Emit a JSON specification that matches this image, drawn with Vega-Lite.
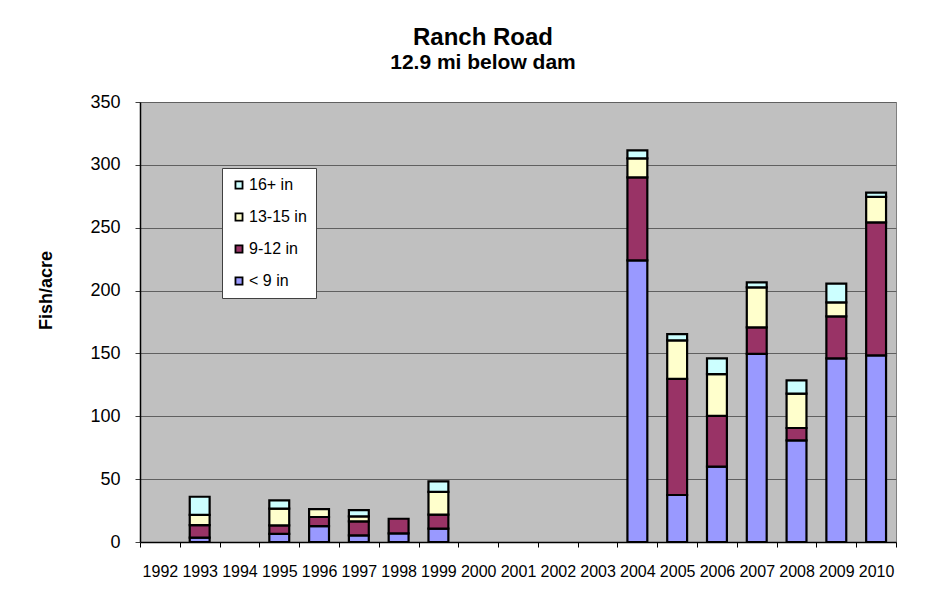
{
  "$schema": "https://vega.github.io/schema/vega-lite/v6.json",
  "width": 756,
  "height": 440,
  "autosize": "none",
  "padding": {"left": 140, "top": 102, "right": 33, "bottom": 63},
  "background": "white",
  "config": {
    "font": "Liberation Sans",
    "view": {"fill": "#C0C0C0", "stroke": "#808080", "strokeWidth": 1}
  },
  "title": {
    "text": "Ranch Road",
    "subtitle": "12.9 mi below dam",
    "fontSize": 24,
    "fontWeight": "bold",
    "color": "black",
    "subtitleFontSize": 21,
    "subtitleFontWeight": "bold",
    "subtitleColor": "black",
    "subtitlePadding": 2,
    "anchor": "middle",
    "frame": "group",
    "offset": 20,
    "dx": -35
  },
  "data": {
    "values": [
      {"year": "1993", "size": "< 9 in", "n": 3.5},
      {"year": "1993", "size": "9-12 in", "n": 10},
      {"year": "1993", "size": "13-15 in", "n": 8},
      {"year": "1993", "size": "16+ in", "n": 14.5},
      {"year": "1995", "size": "< 9 in", "n": 6.4},
      {"year": "1995", "size": "9-12 in", "n": 6.8},
      {"year": "1995", "size": "13-15 in", "n": 13.3},
      {"year": "1995", "size": "16+ in", "n": 6.6},
      {"year": "1996", "size": "< 9 in", "n": 12.7},
      {"year": "1996", "size": "9-12 in", "n": 7.2},
      {"year": "1996", "size": "13-15 in", "n": 6.3},
      {"year": "1997", "size": "< 9 in", "n": 5.3},
      {"year": "1997", "size": "9-12 in", "n": 11.1},
      {"year": "1997", "size": "13-15 in", "n": 4.0},
      {"year": "1997", "size": "16+ in", "n": 5.0},
      {"year": "1998", "size": "< 9 in", "n": 6.9},
      {"year": "1998", "size": "9-12 in", "n": 11.6},
      {"year": "1999", "size": "< 9 in", "n": 10.6},
      {"year": "1999", "size": "9-12 in", "n": 11.1},
      {"year": "1999", "size": "13-15 in", "n": 18.1},
      {"year": "1999", "size": "16+ in", "n": 8.4},
      {"year": "2004", "size": "< 9 in", "n": 224},
      {"year": "2004", "size": "9-12 in", "n": 66},
      {"year": "2004", "size": "13-15 in", "n": 15.2},
      {"year": "2004", "size": "16+ in", "n": 6.3},
      {"year": "2005", "size": "< 9 in", "n": 37.4},
      {"year": "2005", "size": "9-12 in", "n": 92.3},
      {"year": "2005", "size": "13-15 in", "n": 30.7},
      {"year": "2005", "size": "16+ in", "n": 4.9},
      {"year": "2006", "size": "< 9 in", "n": 60},
      {"year": "2006", "size": "9-12 in", "n": 40.3},
      {"year": "2006", "size": "13-15 in", "n": 33.2},
      {"year": "2006", "size": "16+ in", "n": 12.6},
      {"year": "2007", "size": "< 9 in", "n": 149.6},
      {"year": "2007", "size": "9-12 in", "n": 21.2},
      {"year": "2007", "size": "13-15 in", "n": 31.8},
      {"year": "2007", "size": "16+ in", "n": 3.9},
      {"year": "2008", "size": "< 9 in", "n": 80.8},
      {"year": "2008", "size": "9-12 in", "n": 9.9},
      {"year": "2008", "size": "13-15 in", "n": 27.3},
      {"year": "2008", "size": "16+ in", "n": 10.6},
      {"year": "2009", "size": "< 9 in", "n": 146},
      {"year": "2009", "size": "9-12 in", "n": 33.5},
      {"year": "2009", "size": "13-15 in", "n": 11.1},
      {"year": "2009", "size": "16+ in", "n": 14.9},
      {"year": "2010", "size": "< 9 in", "n": 148.4},
      {"year": "2010", "size": "9-12 in", "n": 105.9},
      {"year": "2010", "size": "13-15 in", "n": 20.2},
      {"year": "2010", "size": "16+ in", "n": 3.4}
    ]
  },
  "transform": [
    {"calculate": "indexof(['< 9 in', '9-12 in', '13-15 in', '16+ in'], datum.size)", "as": "stackOrder"}
  ],
  "mark": {"type": "bar", "stroke": "black", "strokeWidth": 2.2, "strokeJoin": "miter", "width": {"band": 0.5}},
  "encoding": {
    "x": {
      "field": "year",
      "type": "nominal",
      "scale": {
        "domain": ["1992","1993","1994","1995","1996","1997","1998","1999","2000","2001","2002","2003","2004","2005","2006","2007","2008","2009","2010"],
        "paddingInner": 0,
        "paddingOuter": 0
      },
      "axis": {
        "title": null,
        "labelAngle": 0,
        "labelFontSize": 16,
        "labelColor": "black",
        "labelPadding": 16,
        "tickBand": "extent",
        "tickSize": 5,
        "tickColor": "black",
        "domainColor": "black",
        "domainWidth": 1.5,
        "grid": false
      }
    },
    "y": {
      "field": "n",
      "type": "quantitative",
      "stack": "zero",
      "scale": {"domain": [0, 350], "nice": false},
      "axis": {
        "title": "Fish/acre",
        "titleFontSize": 18,
        "titleFontWeight": "bold",
        "titleColor": "black",
        "titleX": -85,
        "titleY": 188,
        "values": [0, 50, 100, 150, 200, 250, 300, 350],
        "labelFontSize": 18,
        "labelColor": "black",
        "labelPadding": 15,
        "tickSize": 5,
        "tickColor": "#404040",
        "domainColor": "black",
        "domainWidth": 1.5,
        "grid": true,
        "gridColor": "#606060",
        "gridWidth": 1
      }
    },
    "color": {
      "field": "size",
      "type": "nominal",
      "scale": {
        "domain": ["16+ in", "13-15 in", "9-12 in", "< 9 in"],
        "range": ["#CCFFFF", "#FFFFCC", "#993366", "#9999FF"]
      },
      "legend": {
        "title": null,
        "orient": "none",
        "legendX": 82,
        "legendY": 66,
        "padding": 9,
        "fillColor": "white",
        "strokeColor": "#404040",
        "symbolType": "square",
        "symbolSize": 50,
        "symbolStrokeColor": "black",
        "symbolStrokeWidth": 1.8,
        "symbolOpacity": 1,
        "labelFontSize": 16,
        "labelColor": "black",
        "labelOffset": 2,
        "rowPadding": 16
      }
    },
    "order": {"field": "stackOrder", "type": "quantitative"}
  }
}
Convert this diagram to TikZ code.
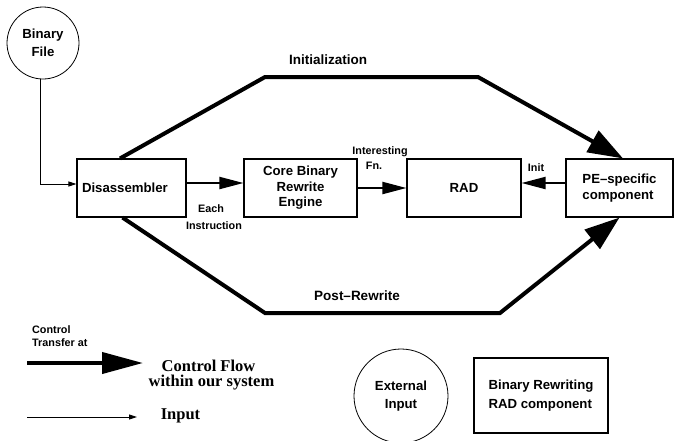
\documentclass[tikz,border=0pt]{standalone}
\usepackage{fontspec}
\setmainfont{Liberation Serif}
\newfontfamily\hv[Ligatures=TeX]{Liberation Sans}
\usetikzlibrary{arrows.meta,calc}
\tikzset{
  box/.style={draw,line width=1.1pt,minimum height=58pt,inner sep=0pt,align=left,font=\hv\bfseries\fontsize{13.2}{15.5}\selectfont},
  circ/.style={draw,circle,line width=0.8pt,inner sep=0pt,align=center,font=\hv\bfseries\fontsize{13.2}{17.5}\selectfont},
  lbl/.style={font=\hv\bfseries\fontsize{10.8}{12.5}\selectfont,inner sep=0pt,align=left},
  biglbl/.style={font=\hv\bfseries\fontsize{13.5}{15}\selectfont,inner sep=0pt},
  leg/.style={font=\bfseries\fontsize{16.5}{17}\selectfont,inner sep=0pt},
  medarrow/.style={line width=2pt,-{Triangle[length=24pt,width=12pt]}},
  thickarrow/.style={line width=4pt,-{Triangle[length=35pt,width=24pt]}},
  legarrow/.style={line width=4pt,-{Triangle[length=41pt,width=21pt]}},
  thinarrow/.style={line width=0.9pt,-{Triangle[length=8pt,width=5pt]}},
}
\begin{document}
\begin{tikzpicture}[x=1pt,y=-1pt]
\useasboundingbox (0,0) rectangle (674,440);
% nodes
\node[circ,minimum size=72pt] (bf) at (43,43) {Binary\\File};
\node[box,minimum width=109pt,text width=99pt,inner xsep=5pt] (dis) at (131.5,188) {Disassembler};
\node[box,minimum width=113pt,align=center] (core) at (300.5,188) {Core Binary\\Rewrite\\Engine};
\node[box,minimum width=114pt] (rad) at (464,188) {RAD};
\node[box,minimum width=107pt] (pe) at (619.5,188) {PE--specific\\component};
% connectors
\coordinate (bfc) at (40,184);
\draw[thinarrow] ([xshift=-3pt]bf.south) -- (bfc) -- (dis.west |- bfc);
\draw[medarrow] ([yshift=5pt]dis.east) -- ([yshift=5pt]core.west);
\draw[medarrow] (core.east) -- (rad.west);
\draw[medarrow] ([yshift=5pt]pe.west) -- ([yshift=5pt]rad.east);
\coordinate (i1) at (265,77);
\coordinate (i2) at (478,77);
\draw[thickarrow] ([xshift=-11.5pt]dis.north) -- (i1) -- (i2) -- ([xshift=3.5pt]pe.north);
\coordinate (p1) at (265,313);
\coordinate (p2) at (500,313);
\draw[thickarrow] ([xshift=-9pt]dis.south) -- (p1) -- (p2) -- ([xshift=0pt]pe.south);
% labels
\node[biglbl] (linit) at (328,60) {Initialization};
\node[biglbl] (lpost) at (357,296) {Post--Rewrite};
\node[lbl] (leach) at (211,209) {Each};
\node[lbl] (linstr) at (214,226) {Instruction};
\node[lbl] (lint) at (380,152) {Interesting};
\node[lbl] (lfn) at (374,166) {Fn.};
\node[lbl] (linit2) at (536,168) {Init};
% legend
\node[lbl,anchor=west] (lct) at (32,336) {Control\\Transfer at};
\coordinate (la1) at (27,363);
\coordinate (la2) at (143,363);
\draw[legarrow] (la1) -- (la2);
\node[leg] (lcf) at (208.5,366) {Control Flow};
\node[leg] (lws) at (211.5,383) {within our system};
\coordinate (lb1) at (27,417);
\coordinate (lb2) at (137,417);
\draw[thinarrow] (lb1) -- (lb2);
\node[leg] (lin) at (180.5,416) {Input};
\node[circ,minimum size=94pt] (ext) at (401,396) {External\\Input};
\node[box,minimum width=134pt,minimum height=75pt,font=\hv\bfseries\fontsize{13.2}{19}\selectfont] (brr) at (541,395.5) {Binary Rewriting\\RAD component};
\end{tikzpicture}
\end{document}
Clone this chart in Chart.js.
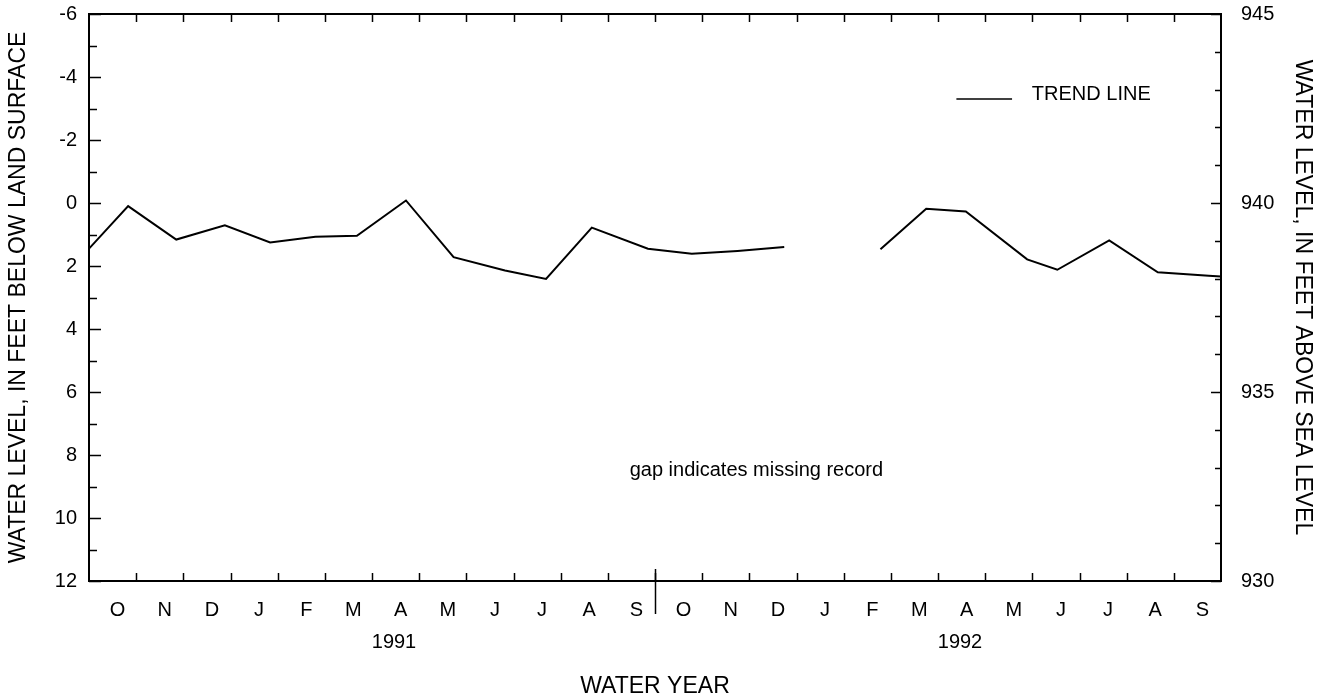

——————————

## PROBLEM REQUIREMENTS:
Lines in the records that hold the word "this" are to be counted; give only the total.

## ANSWER:
3